- Task instructions: Write out every line below that includes the word "page".

╔══

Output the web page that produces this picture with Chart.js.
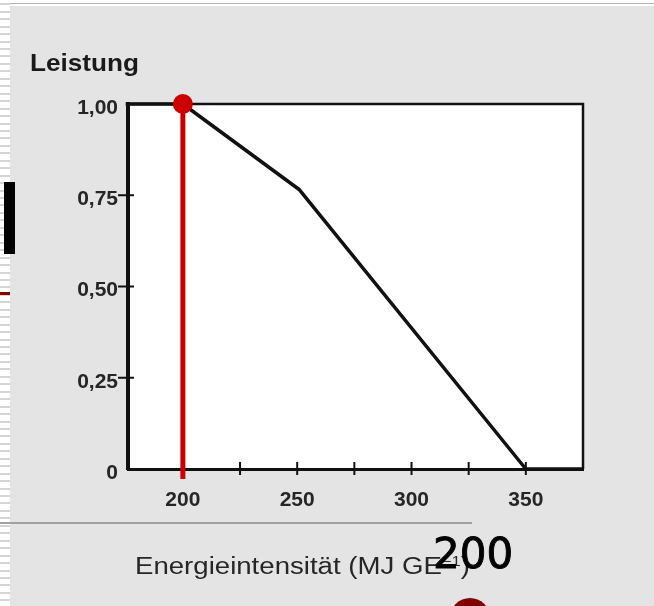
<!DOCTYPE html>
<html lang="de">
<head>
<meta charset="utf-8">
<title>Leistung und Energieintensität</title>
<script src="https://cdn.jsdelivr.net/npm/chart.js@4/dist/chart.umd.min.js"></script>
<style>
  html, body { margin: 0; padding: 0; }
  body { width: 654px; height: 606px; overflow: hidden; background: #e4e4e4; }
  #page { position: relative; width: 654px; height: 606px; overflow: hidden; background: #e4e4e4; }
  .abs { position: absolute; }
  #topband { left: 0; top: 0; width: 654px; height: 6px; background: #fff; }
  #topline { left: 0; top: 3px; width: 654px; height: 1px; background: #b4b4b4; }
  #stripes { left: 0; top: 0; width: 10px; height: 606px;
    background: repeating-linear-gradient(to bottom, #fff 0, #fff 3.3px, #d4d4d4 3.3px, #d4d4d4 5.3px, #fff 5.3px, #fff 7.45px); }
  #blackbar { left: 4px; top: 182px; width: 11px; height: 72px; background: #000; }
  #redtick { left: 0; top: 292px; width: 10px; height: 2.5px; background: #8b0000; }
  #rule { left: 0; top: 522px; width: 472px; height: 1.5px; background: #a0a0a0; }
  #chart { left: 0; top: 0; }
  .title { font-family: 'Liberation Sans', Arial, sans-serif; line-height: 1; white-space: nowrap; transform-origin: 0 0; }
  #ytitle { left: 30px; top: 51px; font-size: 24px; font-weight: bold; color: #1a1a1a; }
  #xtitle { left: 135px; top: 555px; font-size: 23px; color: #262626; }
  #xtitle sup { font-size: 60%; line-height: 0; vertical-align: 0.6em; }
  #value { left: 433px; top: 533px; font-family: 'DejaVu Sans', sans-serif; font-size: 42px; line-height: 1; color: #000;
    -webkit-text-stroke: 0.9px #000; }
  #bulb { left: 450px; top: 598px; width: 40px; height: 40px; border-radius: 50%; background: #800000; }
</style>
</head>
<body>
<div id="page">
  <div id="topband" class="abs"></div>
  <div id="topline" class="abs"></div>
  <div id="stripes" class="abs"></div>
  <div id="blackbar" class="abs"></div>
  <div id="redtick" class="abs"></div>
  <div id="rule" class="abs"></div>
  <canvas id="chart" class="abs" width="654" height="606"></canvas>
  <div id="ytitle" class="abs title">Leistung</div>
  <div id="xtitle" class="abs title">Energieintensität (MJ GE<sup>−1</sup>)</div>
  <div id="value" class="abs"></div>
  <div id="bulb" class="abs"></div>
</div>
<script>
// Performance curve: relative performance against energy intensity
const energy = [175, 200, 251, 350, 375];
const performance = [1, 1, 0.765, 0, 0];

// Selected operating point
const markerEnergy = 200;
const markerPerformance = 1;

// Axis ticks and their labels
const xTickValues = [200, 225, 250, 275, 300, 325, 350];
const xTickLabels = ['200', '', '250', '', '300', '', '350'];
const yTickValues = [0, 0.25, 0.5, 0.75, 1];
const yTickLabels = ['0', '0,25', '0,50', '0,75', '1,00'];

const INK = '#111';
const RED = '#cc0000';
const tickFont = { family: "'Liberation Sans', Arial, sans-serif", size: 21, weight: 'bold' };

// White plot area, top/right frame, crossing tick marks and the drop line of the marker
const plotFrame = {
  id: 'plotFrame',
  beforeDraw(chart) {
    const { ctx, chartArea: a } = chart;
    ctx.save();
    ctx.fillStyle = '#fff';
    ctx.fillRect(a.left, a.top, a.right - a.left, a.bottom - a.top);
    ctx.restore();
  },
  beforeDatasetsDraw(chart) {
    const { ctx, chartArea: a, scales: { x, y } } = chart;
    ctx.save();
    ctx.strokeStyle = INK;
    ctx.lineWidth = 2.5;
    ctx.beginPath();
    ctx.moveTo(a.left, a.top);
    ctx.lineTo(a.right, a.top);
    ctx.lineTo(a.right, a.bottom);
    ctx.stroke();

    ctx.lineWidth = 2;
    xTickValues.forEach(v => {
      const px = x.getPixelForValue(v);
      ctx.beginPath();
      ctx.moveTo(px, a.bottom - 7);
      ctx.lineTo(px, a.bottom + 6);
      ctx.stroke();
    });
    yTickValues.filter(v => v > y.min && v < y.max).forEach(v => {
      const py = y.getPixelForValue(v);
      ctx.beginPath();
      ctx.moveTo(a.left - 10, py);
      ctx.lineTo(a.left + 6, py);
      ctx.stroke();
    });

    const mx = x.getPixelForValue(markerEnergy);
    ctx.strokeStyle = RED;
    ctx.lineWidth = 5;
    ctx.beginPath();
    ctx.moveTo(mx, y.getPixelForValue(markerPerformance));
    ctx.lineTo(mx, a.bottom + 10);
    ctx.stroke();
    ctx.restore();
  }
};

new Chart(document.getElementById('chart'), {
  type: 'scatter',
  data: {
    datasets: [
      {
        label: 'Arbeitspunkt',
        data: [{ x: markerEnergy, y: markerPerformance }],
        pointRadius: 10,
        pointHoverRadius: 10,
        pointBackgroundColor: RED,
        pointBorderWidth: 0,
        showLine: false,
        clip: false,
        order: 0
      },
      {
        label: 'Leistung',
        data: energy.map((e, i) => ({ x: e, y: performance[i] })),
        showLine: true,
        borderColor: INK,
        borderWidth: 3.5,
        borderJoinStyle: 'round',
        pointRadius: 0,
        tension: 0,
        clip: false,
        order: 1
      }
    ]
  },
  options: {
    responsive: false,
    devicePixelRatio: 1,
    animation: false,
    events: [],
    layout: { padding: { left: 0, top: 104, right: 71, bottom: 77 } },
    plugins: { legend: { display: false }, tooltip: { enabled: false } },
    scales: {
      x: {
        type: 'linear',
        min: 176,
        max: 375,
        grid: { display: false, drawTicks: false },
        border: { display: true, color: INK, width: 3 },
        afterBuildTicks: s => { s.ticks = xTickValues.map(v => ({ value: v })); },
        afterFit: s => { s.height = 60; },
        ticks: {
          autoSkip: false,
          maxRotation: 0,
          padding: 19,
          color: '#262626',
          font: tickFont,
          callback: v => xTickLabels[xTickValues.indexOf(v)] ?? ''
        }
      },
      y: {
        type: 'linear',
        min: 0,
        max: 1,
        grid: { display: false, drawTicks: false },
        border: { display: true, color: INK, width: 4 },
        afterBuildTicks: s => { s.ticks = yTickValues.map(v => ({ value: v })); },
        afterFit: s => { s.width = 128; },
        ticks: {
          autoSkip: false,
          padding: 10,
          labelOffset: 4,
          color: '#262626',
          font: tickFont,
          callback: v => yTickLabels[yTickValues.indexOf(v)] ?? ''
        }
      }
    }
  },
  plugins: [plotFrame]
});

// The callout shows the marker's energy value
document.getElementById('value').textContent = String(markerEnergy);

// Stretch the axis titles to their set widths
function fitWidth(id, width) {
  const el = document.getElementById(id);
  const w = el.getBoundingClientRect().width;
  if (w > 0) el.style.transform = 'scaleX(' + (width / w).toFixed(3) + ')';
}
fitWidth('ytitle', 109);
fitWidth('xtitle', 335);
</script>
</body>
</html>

╚══

- Expected answer:
Output the web page that produces this picture with Chart.js.
  #page { position: relative; width: 654px; height: 606px; overflow: hidden; background: #e4e4e4; }
<div id="page">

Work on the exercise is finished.